Подобные предметы «народного творчества», включая многочисленные игрушки, не выдерживают никакого сравнения с действительно прекрасными образцами хараппской скульптуры. Последние столь лаконичны и выразительны, что, пожалуй, «ничего подобного не было создано человеком до начала великой эпохи мастеров Эллады»{12}. Их, к сожалению, очень мало: сэр Мортимер Уилер насчитал всего одиннадцать более или менее целых каменных скульптур и одну бронзовую. Все они также очень маленькие, всего в несколько сантиметров высотой. Редкость в сочетании с малыми размерами, конечно, вызывает сомнения в их местном происхождении. Два прекрасно изваянных торса — один, видимо, мужской, второй женский — были найдены в Хараппе. У обоих имеются отверстия, которые использовались для крепления ныне отсутствующих рук.

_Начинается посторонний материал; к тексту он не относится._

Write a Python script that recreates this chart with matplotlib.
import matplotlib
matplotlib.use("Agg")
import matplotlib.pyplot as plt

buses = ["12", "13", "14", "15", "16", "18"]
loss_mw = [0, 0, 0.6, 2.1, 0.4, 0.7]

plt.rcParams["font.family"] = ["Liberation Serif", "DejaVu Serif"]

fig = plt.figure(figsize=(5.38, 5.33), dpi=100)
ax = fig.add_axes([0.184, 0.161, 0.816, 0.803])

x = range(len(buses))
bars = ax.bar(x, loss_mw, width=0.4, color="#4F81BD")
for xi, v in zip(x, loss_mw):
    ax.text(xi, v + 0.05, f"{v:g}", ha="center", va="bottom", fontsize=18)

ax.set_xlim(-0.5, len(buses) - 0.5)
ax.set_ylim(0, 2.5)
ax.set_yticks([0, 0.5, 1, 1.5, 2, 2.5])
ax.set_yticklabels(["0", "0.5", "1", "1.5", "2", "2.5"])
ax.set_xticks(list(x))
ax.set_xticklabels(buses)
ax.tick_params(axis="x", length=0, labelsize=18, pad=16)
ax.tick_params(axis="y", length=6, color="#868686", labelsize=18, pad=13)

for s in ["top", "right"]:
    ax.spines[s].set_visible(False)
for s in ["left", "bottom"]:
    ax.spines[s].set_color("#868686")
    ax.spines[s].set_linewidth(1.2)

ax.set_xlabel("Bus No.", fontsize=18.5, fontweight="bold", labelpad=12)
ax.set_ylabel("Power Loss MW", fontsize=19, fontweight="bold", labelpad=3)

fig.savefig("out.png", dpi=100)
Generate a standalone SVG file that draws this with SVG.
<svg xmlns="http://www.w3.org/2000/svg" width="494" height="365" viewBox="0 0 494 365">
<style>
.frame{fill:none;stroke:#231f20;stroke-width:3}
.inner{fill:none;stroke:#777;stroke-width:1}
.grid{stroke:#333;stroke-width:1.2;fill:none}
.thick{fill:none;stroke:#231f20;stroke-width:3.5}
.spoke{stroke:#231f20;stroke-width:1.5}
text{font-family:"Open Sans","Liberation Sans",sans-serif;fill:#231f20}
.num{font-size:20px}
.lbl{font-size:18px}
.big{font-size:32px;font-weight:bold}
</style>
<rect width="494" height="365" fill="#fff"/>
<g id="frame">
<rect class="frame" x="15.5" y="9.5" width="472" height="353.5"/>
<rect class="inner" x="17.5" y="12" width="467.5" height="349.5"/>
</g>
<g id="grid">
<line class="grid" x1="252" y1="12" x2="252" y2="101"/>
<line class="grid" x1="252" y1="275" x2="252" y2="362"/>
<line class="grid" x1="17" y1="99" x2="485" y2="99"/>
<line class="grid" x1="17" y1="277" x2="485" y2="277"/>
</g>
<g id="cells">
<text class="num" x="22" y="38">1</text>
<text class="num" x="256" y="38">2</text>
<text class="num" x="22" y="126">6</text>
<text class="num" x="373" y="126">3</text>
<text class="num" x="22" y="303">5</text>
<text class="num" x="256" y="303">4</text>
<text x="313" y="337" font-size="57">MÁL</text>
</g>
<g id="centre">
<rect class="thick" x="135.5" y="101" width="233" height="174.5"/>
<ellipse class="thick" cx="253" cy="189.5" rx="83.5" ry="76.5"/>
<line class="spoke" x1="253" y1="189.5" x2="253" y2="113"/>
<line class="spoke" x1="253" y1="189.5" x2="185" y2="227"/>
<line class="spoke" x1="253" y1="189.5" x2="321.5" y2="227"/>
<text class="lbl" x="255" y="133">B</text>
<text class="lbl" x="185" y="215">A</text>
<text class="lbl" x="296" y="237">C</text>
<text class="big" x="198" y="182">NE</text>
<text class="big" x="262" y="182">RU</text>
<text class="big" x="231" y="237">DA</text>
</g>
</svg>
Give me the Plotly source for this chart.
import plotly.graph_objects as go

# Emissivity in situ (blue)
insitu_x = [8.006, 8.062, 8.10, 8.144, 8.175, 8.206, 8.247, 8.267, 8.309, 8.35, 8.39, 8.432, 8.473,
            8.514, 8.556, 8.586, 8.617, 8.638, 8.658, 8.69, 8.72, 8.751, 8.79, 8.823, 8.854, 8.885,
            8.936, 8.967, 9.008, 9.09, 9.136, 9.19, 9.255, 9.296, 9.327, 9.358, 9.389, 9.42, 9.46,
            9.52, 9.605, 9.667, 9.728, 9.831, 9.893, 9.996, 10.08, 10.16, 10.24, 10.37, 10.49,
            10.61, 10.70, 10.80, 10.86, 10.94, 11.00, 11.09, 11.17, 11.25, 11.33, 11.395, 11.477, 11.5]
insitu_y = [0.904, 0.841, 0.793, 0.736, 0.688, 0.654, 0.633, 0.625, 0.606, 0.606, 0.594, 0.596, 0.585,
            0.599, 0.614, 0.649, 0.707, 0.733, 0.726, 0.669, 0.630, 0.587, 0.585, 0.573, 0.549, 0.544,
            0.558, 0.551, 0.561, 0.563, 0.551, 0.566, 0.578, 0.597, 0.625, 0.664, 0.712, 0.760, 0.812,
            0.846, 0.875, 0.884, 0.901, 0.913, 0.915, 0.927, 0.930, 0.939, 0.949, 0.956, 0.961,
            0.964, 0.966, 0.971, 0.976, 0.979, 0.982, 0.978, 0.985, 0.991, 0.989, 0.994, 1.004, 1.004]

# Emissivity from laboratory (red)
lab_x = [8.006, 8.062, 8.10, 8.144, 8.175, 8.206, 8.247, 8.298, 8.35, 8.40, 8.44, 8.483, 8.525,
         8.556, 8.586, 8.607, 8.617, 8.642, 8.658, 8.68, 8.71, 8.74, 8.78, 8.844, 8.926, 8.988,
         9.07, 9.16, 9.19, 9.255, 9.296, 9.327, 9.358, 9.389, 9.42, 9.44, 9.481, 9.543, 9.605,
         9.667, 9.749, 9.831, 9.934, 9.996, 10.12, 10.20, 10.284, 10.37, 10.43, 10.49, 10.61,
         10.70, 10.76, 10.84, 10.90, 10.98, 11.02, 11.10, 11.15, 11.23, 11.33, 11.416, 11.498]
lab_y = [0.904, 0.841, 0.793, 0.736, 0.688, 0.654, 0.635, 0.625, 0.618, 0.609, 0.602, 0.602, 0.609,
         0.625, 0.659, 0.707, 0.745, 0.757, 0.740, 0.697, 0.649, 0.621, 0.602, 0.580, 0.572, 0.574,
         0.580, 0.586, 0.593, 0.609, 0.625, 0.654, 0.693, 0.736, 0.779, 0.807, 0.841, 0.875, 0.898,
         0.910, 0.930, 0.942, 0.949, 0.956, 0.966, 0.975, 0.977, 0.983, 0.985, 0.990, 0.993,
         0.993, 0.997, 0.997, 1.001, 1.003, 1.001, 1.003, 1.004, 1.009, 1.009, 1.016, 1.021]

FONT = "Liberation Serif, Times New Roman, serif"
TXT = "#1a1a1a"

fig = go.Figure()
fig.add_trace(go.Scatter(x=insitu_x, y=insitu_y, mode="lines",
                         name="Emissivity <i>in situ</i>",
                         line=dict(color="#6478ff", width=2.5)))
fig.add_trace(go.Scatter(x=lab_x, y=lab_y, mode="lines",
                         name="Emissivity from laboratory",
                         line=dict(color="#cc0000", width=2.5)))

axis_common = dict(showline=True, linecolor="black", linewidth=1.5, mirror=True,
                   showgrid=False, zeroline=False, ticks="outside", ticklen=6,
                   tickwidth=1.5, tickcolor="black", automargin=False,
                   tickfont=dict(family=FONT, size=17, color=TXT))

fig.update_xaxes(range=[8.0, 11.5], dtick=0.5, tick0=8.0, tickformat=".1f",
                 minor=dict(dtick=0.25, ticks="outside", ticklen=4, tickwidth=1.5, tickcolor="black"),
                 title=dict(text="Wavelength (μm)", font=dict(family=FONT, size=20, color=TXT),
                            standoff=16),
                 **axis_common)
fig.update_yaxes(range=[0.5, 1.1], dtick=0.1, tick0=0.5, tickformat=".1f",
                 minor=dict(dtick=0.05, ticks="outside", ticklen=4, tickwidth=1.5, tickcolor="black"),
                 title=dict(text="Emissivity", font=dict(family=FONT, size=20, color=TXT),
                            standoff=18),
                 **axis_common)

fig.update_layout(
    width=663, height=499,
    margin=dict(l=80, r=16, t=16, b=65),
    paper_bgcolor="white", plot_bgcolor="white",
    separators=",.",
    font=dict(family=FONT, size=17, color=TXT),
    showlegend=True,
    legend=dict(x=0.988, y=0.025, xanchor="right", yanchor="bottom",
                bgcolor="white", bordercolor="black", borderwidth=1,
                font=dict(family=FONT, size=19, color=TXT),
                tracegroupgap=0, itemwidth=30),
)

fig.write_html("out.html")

На этом основании их можно сравнить с изделиями мастеров современной им культуры Намазги, открытой советскими археологами в районе Ашхабада в Туркменистане. Для известной фигуры бородатого мужчины в расшитой тоге также существуют аналоги из Намазги, есть некоторые аналоги и для самой известной хараппской скульптуры — бронзовой «танцующей девушки».

Вот «танцующую девушку», которая, возможно, совсем и не танцует, действительно можно назвать «прелестной вещицей». Обнаженная, если не считать ожерелья на шее и толстых браслетов на руках, эта миниатюрная статуэтка ничего общего не имеет с обычным индийским секс-символом, полногрудым и широкобедрым. Это худенькая девчонка, выставляющая наготу напоказ с чарующей безмятежностью. Ее поза продуманно обыденна, одна длинная рука покоится на бедре, вторая спокойно свисает, почти касаясь слегка приподнятого колена. Худые, даже тощие ноги чуть расставлены, одна из ступней (сегодня утраченных) слегка приподнята. Возможно, она рассеянно оглядывает свой гардероб, а может быть, чуть откинув голову, думает о смене возлюбленного? Ее волосы собраны в тяжелую пышную прическу. Несомненно, она хочет, чтобы ею восхищались, и, может быть, была бы рада узнать, что сейчас, четыре тысячи лет спустя, ею восхищаются по-прежнему. Если есть хотя бы одно произведение хараппского искусства, которое не хотелось бы отдавать культуре Намазги, то это, безусловно, «танцующая девушка».